Mr Arthur, who is a Deputy Commissioner of Police said Police personnel could shoot in self-defence in the course of their duty. He advised Police personnel to be circumspect in the use of weapons and to try as much as possible to arrest criminals without shooting them dead.
Mr Arthur said Policemen are not going to be promoted for killing criminals but those who arrest them could be rewarded. He hoped the workshop would reveal human rights lapses of the Police and improve the knowledge of the participants on human rights.
Mr Arthur said at the end of the workshop, participants are expected to demonstrate a good understanding of the relationship between human rights and human life and be social partners of CHRAJ in the promotion of fundamental human rights and the dignity of the human person. He said, "If this country is to become the great and strong Nation as envisaged by the founding fathers, we must collectively ensure that the ordinary Ghanaian on the street is not merely the object or beneficiary of good governance but that he or she is actively involved in its delivery".
"The Police Service, we believe is the one group to help realize this objective of good governance among all and sundry", Mr Arthur said. Mrs. Nana Yamfoah Amua-Sekyi, Acting Regional Director of CHRAJ, said human rights are those claims, entitlements and conditions that enable people to satisfy their basic needs with dignity and respect.
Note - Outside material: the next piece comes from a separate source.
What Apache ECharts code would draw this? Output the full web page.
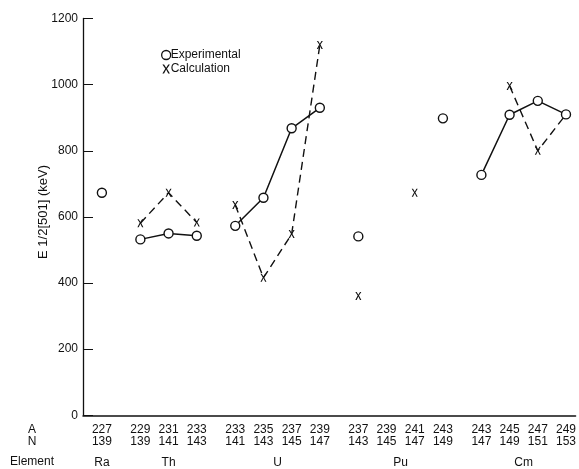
<!DOCTYPE html>
<html>
<head>
<meta charset="utf-8">
<script src="https://cdn.jsdelivr.net/npm/echarts@6/dist/echarts.min.js"></script>
<style>
html,body{margin:0;padding:0;background:#fff;}
#chart{width:579px;height:469px;}
</style>
</head>
<body>
<div id="chart"></div>
<script>
// ---- data ----
const groupNames = ['Ra', 'Th', 'U', 'Pu', 'Cm'];
const massNumbers = [[227], [229, 231, 233], [233, 235, 237, 239], [237, 239, 241, 243], [243, 245, 247, 249]];
const neutronNumbers = [[139], [139, 141, 143], [141, 143, 145, 147], [143, 145, 147, 149], [147, 149, 151, 153]];
const experimentalKeV = [[673], [532, 550, 543], [573, 658, 868, 930], [541, null, null, 898], [727, 909, 951, 910]];
const calculationKeV = [[null], [581, 673, 583], [636, 416, 548, 1120], [361, null, 673, null], [null, 996, 800, 910]];
const yTickValues = [0, 200, 400, 600, 800, 1000, 1200];
const yAxisTitle = 'E 1/2[501] (keV)';
const rowHeaders = ['A', 'N', 'Element'];

// ---- layout helpers ----
const GROUP_GAP = 0.365;
const FONT = '"Liberation Sans", Arial, Helvetica, sans-serif';
const INK = '#111';
const xPath = 'path://M0,0 L2.2,0 L5,4.3 L7.8,0 L10,0 L6.1,5.5 L10,12 L7.8,12 L5,6.8 L2.2,12 L0,12 L3.9,5.5 Z';

const positions = [];
const labelByPos = {};
let idx = 0;
groupNames.forEach((g, gi) => {
  const arr = [];
  massNumbers[gi].forEach((a, j) => {
    const p = +(idx + gi * GROUP_GAP).toFixed(3);
    arr.push(p);
    labelByPos[p.toFixed(3)] = a + '\n' + neutronNumbers[gi][j];
    idx++;
  });
  positions.push(arr);
});
const allPos = positions.flat();
const groupCenters = positions.map(a => +((a[0] + a[a.length - 1]) / 2).toFixed(3));
const elemByPos = {};
groupCenters.forEach((c, i) => { elemByPos[c.toFixed(3)] = groupNames[i]; });
const xMin = allPos[0] - 0.67;
const xMax = allPos[allPos.length - 1] + 0.34;

const series = [];
groupNames.forEach((g, gi) => {
  series.push({
    type: 'line', name: 'Experimental',
    data: positions[gi].map((x, j) => [x, experimentalKeV[gi][j] == null ? '-' : experimentalKeV[gi][j]]),
    connectNulls: false,
    symbol: 'circle', symbolSize: 9, showAllSymbol: true,
    itemStyle: { color: '#fff', borderColor: INK, borderWidth: 1.4 },
    lineStyle: { color: INK, width: 1.5 },
    z: 3, silent: true
  });
  series.push({
    type: 'line', name: 'Calculation',
    data: positions[gi].map((x, j) => [x, calculationKeV[gi][j] == null ? '-' : calculationKeV[gi][j]]),
    connectNulls: false,
    symbol: xPath, symbolSize: [6, 8], showAllSymbol: true,
    itemStyle: { color: INK },
    lineStyle: { color: INK, width: 1.4, type: [8, 5] },
    z: 2, silent: true
  });
});

const chart = echarts.init(document.getElementById('chart'));
chart.setOption({
  animation: false,
  backgroundColor: '#fff',
  textStyle: { fontFamily: FONT },
  grid: { left: 83, right: 0, top: 18.5, bottom: 53.7, containLabel: false },
  legend: {
    orient: 'vertical', left: 156, top: 44, itemGap: 2,
    itemWidth: 9, itemHeight: 9,
    textStyle: { fontFamily: FONT, fontSize: 12, color: INK, padding: [0, 0, 0, -5] },
    data: [
      { name: 'Experimental', icon: 'circle', itemStyle: { color: '#fff', borderColor: INK, borderWidth: 1.3 } },
      { name: 'Calculation', icon: xPath, itemStyle: { color: INK, borderWidth: 0 } }
    ]
  },
  xAxis: [
    {
      type: 'value', min: xMin, max: xMax, position: 'bottom',
      axisLine: { show: true, onZero: false, lineStyle: { color: INK, width: 1.5 } },
      axisTick: { show: false },
      splitLine: { show: false },
      axisLabel: {
        customValues: allPos, margin: 8, fontSize: 12, lineHeight: 12.5, color: INK, fontFamily: FONT,
        showMinLabel: true, showMaxLabel: true,
        formatter: v => labelByPos[(+v).toFixed(3)] || ''
      }
    },
    {
      type: 'value', min: xMin, max: xMax, position: 'bottom',
      axisLine: { show: false, onZero: false }, axisTick: { show: false }, splitLine: { show: false },
      axisLabel: {
        customValues: groupCenters, margin: 41, fontSize: 12, color: INK, fontFamily: FONT,
        showMinLabel: true, showMaxLabel: true,
        formatter: v => elemByPos[(+v).toFixed(3)] || ''
      }
    }
  ],
  yAxis: {
    type: 'value', min: 0, max: 1200, interval: 200,
    axisLine: { show: true, onZero: false, lineStyle: { color: INK, width: 1.3 } },
    axisTick: { show: true, inside: true, length: 10, lineStyle: { color: INK, width: 1 } },
    splitLine: { show: false },
    axisLabel: { fontSize: 12, color: INK, margin: 5, fontFamily: FONT,
      formatter: v => yTickValues.includes(v) ? String(v) : '' }
  },
  graphic: [
    { type: 'text', x: 43, y: 212, rotation: Math.PI / 2,
      style: { text: yAxisTitle, font: '13px ' + FONT, fill: INK, align: 'center', verticalAlign: 'middle' } },
    { type: 'text', x: 32, y: 430, style: { text: rowHeaders[0], font: '12px ' + FONT, fill: INK, align: 'center', verticalAlign: 'middle' } },
    { type: 'text', x: 32, y: 442, style: { text: rowHeaders[1], font: '12px ' + FONT, fill: INK, align: 'center', verticalAlign: 'middle' } },
    { type: 'text', x: 32, y: 461.5, style: { text: rowHeaders[2], font: '12px ' + FONT, fill: INK, align: 'center', verticalAlign: 'middle' } }
  ],
  series: series
});
</script>
</body>
</html>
She said they are claims that people have by virtue of the fact that they are human beings and are not based on colour, nationality, ethnicity, tribe, religion, race and gender.
Mrs Amua-Sekyi said economic, social and cultural rights are commonly referred to as "second-generation," rights.
She said they are those rights, which concern how people work and live together and how people meet the basic necessities of life such as food, shelter, healthcare, education and cultural practices.
Mrs Amua-Sekyi said the enjoyment of civil and political rights is incomplete without the protection of economic, social and cultural rights.
She said human rights abuses occur when the rights of a person are denied or not respected.